Las potencias superiores del alma no pueden alcanzar el fondo, ni siquiera a un millar de millas. La grandeza que permanece en el fondo no tiene imagen, ni forma, ni modo; carece de "aquí" y de "allá", pues es un abismo sin fondo que planea en sí mismo. Diríanse unas aguas que hierven y se agitan cerca de un abismo: unas veces se lanzan al abismo y parecen haber desaparecido; instantes después, vuelven a brotar a la superficie, tumultuosamente, como si fueran a sumergirlo todo. Nos vertemos en un abismo, y en este abismo está la propia habitación de Dios, mucho más que en el cielo y en cualquier criatura.

Quien pudiese alcanzarlo a fondo hallaría allí realmente a Dios y se hallaría en Dios, simplemente, pues Dios no se separa nunca de este fondo. Dios le estaría presente (allí, se siente la eternidad y se saborea: no hay pasado ni futuro).

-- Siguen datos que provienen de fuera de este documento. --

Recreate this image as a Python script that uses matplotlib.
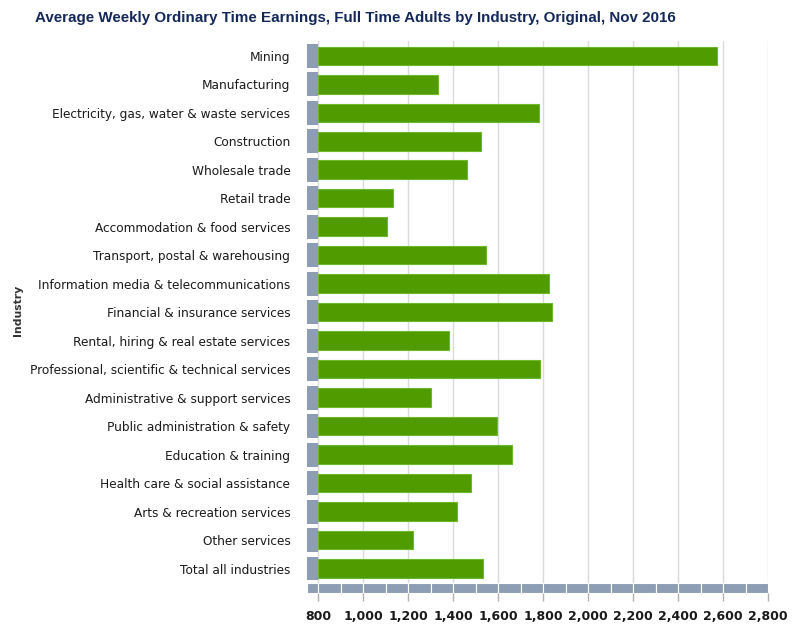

En ese fondo, ninguna luz creada puede penetrar ni brillar, pues es exclusivamente la habitación y el lugar de Dios. Todas las criaturas, tomadas en su conjunto, no podrían leer ni sondear este abismo, no pueden satisfacerlo ni contenerlo; sólo Dios puede hacerlo, con toda su inmensidad. A este abismo corresponde, sólo, el abismo que es Dios: pues "el abismo llama al abismo" (Salmo 42, 8). Para quien lo percibe, ese fondo proyecta su luz en las potencias que están por debajo de él, se inclina y excita las potencias superiores e inferiores a regresar a su principio y origen, siempre que el hombre desee percibirlo, permanecer en sí mismo, dispuesto a responder a la amable voz que clama en el desierto, en las profundidades, y lo arrastra todo hacia las profundidades.

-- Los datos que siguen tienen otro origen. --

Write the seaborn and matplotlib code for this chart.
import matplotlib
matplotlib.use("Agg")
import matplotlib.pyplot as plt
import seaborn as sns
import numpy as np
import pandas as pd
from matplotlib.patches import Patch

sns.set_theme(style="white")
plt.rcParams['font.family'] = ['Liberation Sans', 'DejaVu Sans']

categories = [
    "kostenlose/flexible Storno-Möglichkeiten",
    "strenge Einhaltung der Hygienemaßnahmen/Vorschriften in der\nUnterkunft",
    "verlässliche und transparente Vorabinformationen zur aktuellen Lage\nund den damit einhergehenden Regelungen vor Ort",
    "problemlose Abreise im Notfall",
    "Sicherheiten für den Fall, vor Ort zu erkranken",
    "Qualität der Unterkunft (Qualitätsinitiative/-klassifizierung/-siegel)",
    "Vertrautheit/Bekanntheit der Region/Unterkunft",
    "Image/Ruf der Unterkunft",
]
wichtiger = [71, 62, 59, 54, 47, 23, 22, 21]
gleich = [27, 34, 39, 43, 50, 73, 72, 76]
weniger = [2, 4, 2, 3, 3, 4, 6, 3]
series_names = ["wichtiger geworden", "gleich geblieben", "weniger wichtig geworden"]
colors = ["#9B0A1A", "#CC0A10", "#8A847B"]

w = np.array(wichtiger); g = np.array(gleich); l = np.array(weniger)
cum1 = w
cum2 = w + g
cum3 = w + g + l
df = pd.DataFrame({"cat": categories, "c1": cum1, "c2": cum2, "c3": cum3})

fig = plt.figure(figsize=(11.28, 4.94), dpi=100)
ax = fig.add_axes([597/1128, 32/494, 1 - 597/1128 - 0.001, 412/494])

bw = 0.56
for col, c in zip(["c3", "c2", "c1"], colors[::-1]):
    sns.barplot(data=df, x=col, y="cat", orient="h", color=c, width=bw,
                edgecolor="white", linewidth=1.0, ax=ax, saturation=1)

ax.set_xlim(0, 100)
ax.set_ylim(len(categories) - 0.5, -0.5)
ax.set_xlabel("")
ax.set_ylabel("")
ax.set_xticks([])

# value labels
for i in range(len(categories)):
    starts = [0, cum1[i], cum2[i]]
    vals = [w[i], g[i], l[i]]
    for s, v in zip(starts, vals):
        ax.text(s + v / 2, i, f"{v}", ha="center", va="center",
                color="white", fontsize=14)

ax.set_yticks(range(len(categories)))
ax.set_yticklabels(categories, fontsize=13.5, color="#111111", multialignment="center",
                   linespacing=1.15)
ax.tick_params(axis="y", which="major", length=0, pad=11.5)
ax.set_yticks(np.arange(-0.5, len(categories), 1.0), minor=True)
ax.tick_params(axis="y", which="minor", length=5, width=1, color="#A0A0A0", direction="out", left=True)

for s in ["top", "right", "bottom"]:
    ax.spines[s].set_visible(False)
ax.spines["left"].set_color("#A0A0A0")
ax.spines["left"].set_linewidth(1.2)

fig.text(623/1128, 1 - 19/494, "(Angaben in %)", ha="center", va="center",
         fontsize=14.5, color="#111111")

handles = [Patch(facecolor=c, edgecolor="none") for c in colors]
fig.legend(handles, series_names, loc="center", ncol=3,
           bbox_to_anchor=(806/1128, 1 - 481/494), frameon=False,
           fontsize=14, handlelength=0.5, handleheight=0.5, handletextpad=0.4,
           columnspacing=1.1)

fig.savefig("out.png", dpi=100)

En el desierto, hay tal soledad que ningún pensamiento puede nunca entrar en él. No, no, de todos los pensamientos racionales que el hombre ha concebido con respecto a la Santísima Trinidad y de los que algunos se ocupan tanto, ninguno puede entrar aquí. No, no, pues eso es tan interior y tan lejano -y es tan lejano, pues no hay allí tiempo ni lugar-. Es simple y sin distinción, y aquel que consigue entrar realmente aquí, resulta para él como si hubiera estado ahí eternamente y como si no fuera con él más que uno. Eso dura sólo una ojeada, pero esas mismas ojeadas se sienten y aparecen como una eternidad. Y esto proyecta una claridad al exterior y nos es testimonio de que el hombre, antes de ser creado, estaba desde toda la eternidad en Dios, en su ser no creado. Cuando estaba en Dios, el hombre era Dios en Dios.

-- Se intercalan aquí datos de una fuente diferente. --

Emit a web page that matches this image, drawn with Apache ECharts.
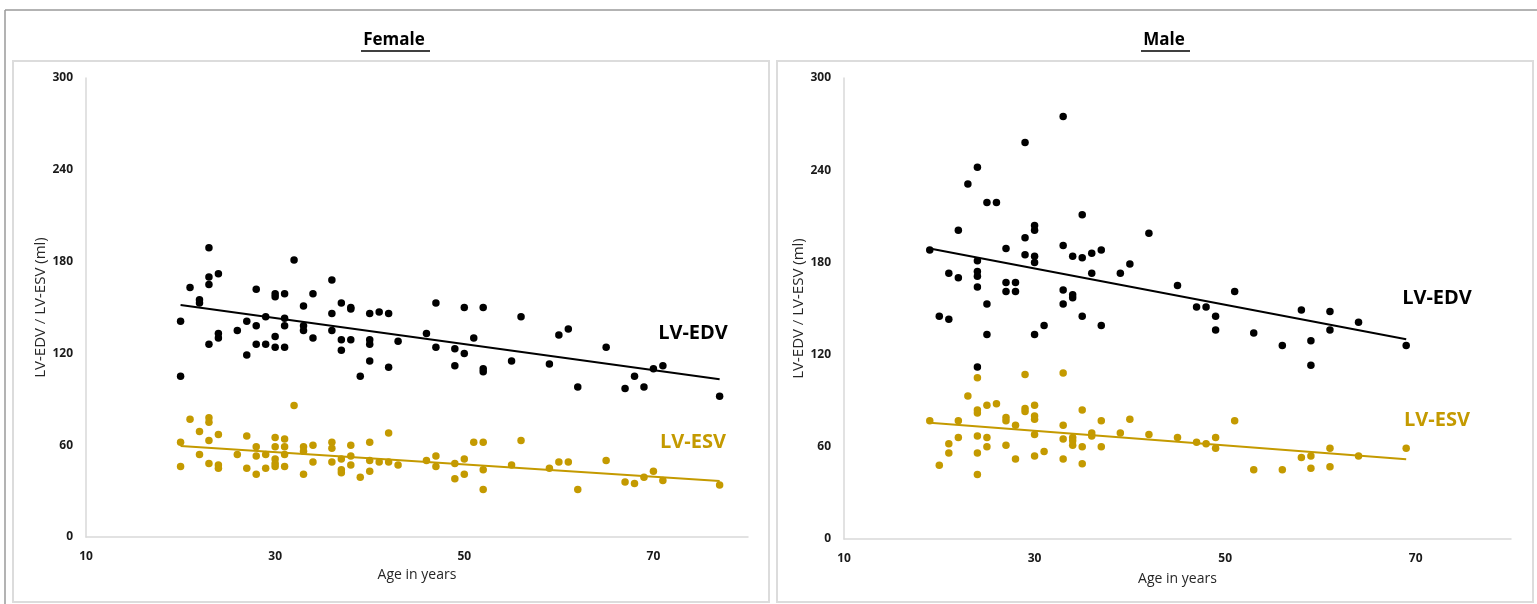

San Juan escribe: "Todo lo que ha sido hecho era vida en él" (Jn 1, 3-5). Lo que el hombre es ahora, en su ser creado, lo ha sido eternamente en su ser no creado, en Dios: uno con él en el ser de su esencia. En tanto el hombre no vuelva al estado de pureza que era el suyo cuando emanó de su origen y pasó del ser no creado al ser creado, no podrá ya entrar en Dios. Mientras no esté en el estado en el que salió de Dios, no podrá entrar de nuevo en su principio.

Pero eso no da todavía la pureza bastante, es preciso también que el espíritu sea transformado por la luz de gracia. Quien se sometiera plenamente a esta transformación y fuera un hombre vuelto hacia su fondo interior, en un justo ordenamiento, podría obtener que le fuera concedida, en esta vida misma, una ojeada al más alto grado de esta transformación, aunque nadie pueda llegar en Dios, ni conocer a Dios, salvo en la luz no creada, que es el propio Dios: "Domine in lumine tuo videbimus lumen. Por tu luz vemos [sic] la luz" (Salmo 36, 10).

Reproducido en Alain de Libera, Eckhart, Suso, Tauler y la divinización del hombre, Palma de Mallorca, J. J. de Olañeta, 1999, pp. 136-138.